The commission released a report on August 21, 2009, showing a pattern of serious violations under the de facto government, including excessive use of force, arbitrary detention, sexual violence, and attacks on the media, as well as several confirmed deaths and possible “disappearances.” The commission also documented an absence of effective legal protections from abuse.

“Given the ongoing abuses documented by the commission and the lack of effective legal protection, it is urgent that the international community exert concerted and effective pressure to restore democratic government in Honduras,” said José Miguel Vivanco, Americas director at Human Rights Watch.

In the aftermath of the June 28 coup d’état, Human Rights Watch and other local and international advocacy groups urged the Organization of American States (OAS) to address serious human rights abuses being committed in Honduras under the de facto government. Given the scope of alleged abuses, and the region’s history of bloody coups leading to massive violations, human rights advocates believed the situation warranted the direct intervention of the region’s most authoritative human rights investigative body, the Inter-American Commission on Human Rights.
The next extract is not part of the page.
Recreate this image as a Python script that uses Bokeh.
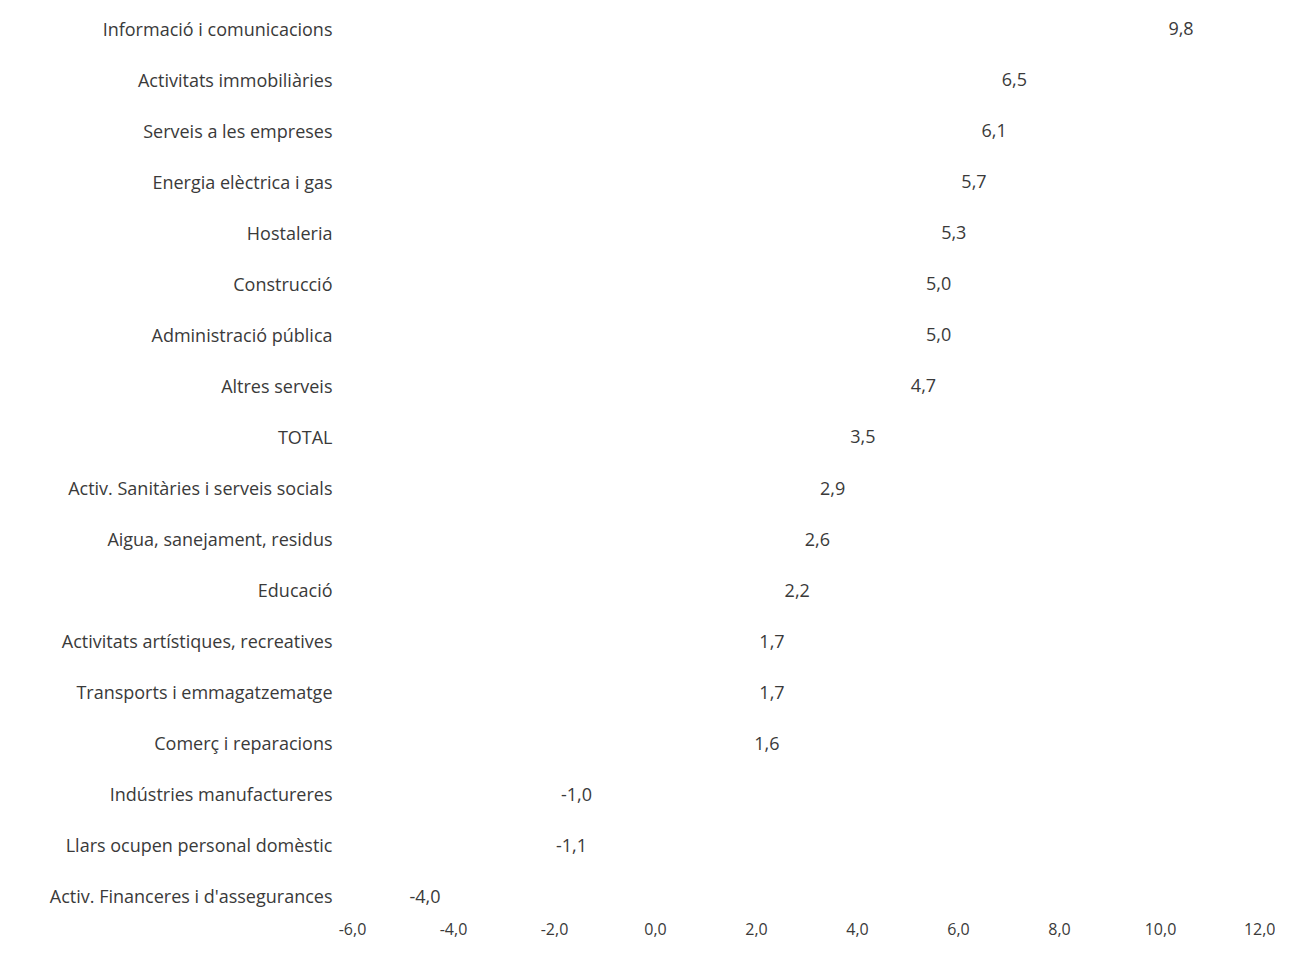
from bokeh.plotting import figure
from bokeh.models import ColumnDataSource, FactorRange, FixedTicker
from bokeh.core.properties import value
from bokeh.embed import file_html
from bokeh.resources import INLINE

categories = [
    "Informació i comunicacions",
    "Activitats immobiliàries",
    "Serveis a les empreses",
    "Energia elèctrica i gas",
    "Hostaleria",
    "Construcció",
    "Administració pública",
    "Altres serveis",
    "TOTAL",
    "Activ. Sanitàries i serveis socials",
    "Aigua, sanejament, residus",
    "Educació",
    "Activitats artístiques, recreatives",
    "Transports i emmagatzematge",
    "Comerç i reparacions",
    "Indústries manufactureres",
    "Llars ocupen personal domèstic",
    "Activ. Financeres i d'assegurances",
]
values = [9.8, 6.5, 6.1, 5.7, 5.3, 5.0, 5.0, 4.7, 3.5, 2.9, 2.6, 2.2, 1.7, 1.7, 1.6, -1.0, -1.1, -4.0]
x_ticks = [-6, -4, -2, 0, 2, 4, 6, 8, 10, 12]
x_tick_labels = ["-6,0", "-4,0", "-2,0", "0,0", "2,0", "4,0", "6,0", "8,0", "10,0", "12,0"]

FONT = "Open Sans"
TEXT_COLOR = "#3a3a3a"

labels = [f"{v:.1f}".replace(".", ",") for v in values]
aligns = ["left" if v >= 0 else "right" for v in values]
offsets = [18 if v >= 0 else -13 for v in values]

src = ColumnDataSource(dict(cat=categories, val=values, lab=labels,
                            align=aligns, off=offsets))

y_range = FactorRange(factors=list(reversed(categories)),
                      range_padding=-0.2, range_padding_units="absolute")

p = figure(width=1275, height=943, y_range=y_range, x_range=(-6, 12),
           output_backend="svg", toolbar_location=None,
           min_border_left=352, min_border_right=14, min_border_top=13,
           min_border_bottom=32)

p.hbar(y="cat", right="val", left=0, height=0.6, source=src,
       fill_color="white", line_color=None)

p.text(x="val", y="cat", text="lab", source=src, text_align="align",
       x_offset="off", text_baseline="middle",
       text_font=value(FONT), text_font_size="18px", text_color=TEXT_COLOR)

p.outline_line_color = None
p.xgrid.visible = False
p.ygrid.visible = False
p.background_fill_color = "white"
p.border_fill_color = "white"

p.xaxis.ticker = FixedTicker(ticks=x_ticks)
p.xaxis.major_label_overrides = {t: l for t, l in zip(x_ticks, x_tick_labels)}
p.xaxis.axis_line_color = None
p.xaxis.major_tick_line_color = None
p.xaxis.minor_tick_line_color = None
p.xaxis.major_tick_out = 0
p.xaxis.major_tick_in = 0
p.xaxis.major_label_standoff = 11
p.xaxis.major_label_text_font = FONT
p.xaxis.major_label_text_font_size = "16px"
p.xaxis.major_label_text_color = TEXT_COLOR

p.yaxis.axis_line_color = None
p.yaxis.major_tick_line_color = None
p.yaxis.major_tick_out = 0
p.yaxis.major_tick_in = 0
p.yaxis.major_label_standoff = 20
p.yaxis.major_label_text_font = FONT
p.yaxis.major_label_text_font_size = "18px"
p.yaxis.major_label_text_color = TEXT_COLOR

open("out.html", "w").write(file_html(p, INLINE))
The commission conducted an extensive fact-finding mission from August 17 to 21. It met with representatives of the de facto government and representatives of various sectors of civil society, and received complaints, testimony, and information from more than 100 individuals.

“While the OAS has yet to show results in resolving Honduras’s democratic crisis, the commission has demonstrated the crucial role that this regional mechanism can play when a country’s rule of law is badly undermined,” Vivanco said.


In its preliminary findings, the commission found “a pattern of disproportionate use of public force” by the military and police, which has resulted in the deaths of at least four people, dozens of wounded, and thousands of arbitrary detentions. It also found that the de facto government has abused its emergency powers, using the military to limit freedom of assembly and expression. The commission confirmed that women had suffered sexual violence, and that threats, detentions, and beatings of journalists had created an atmosphere of intimidation among critical media outlets. While the commission reported some serious acts of violence and vandalism by protesters, it noted that the majority of demonstrations were peaceful.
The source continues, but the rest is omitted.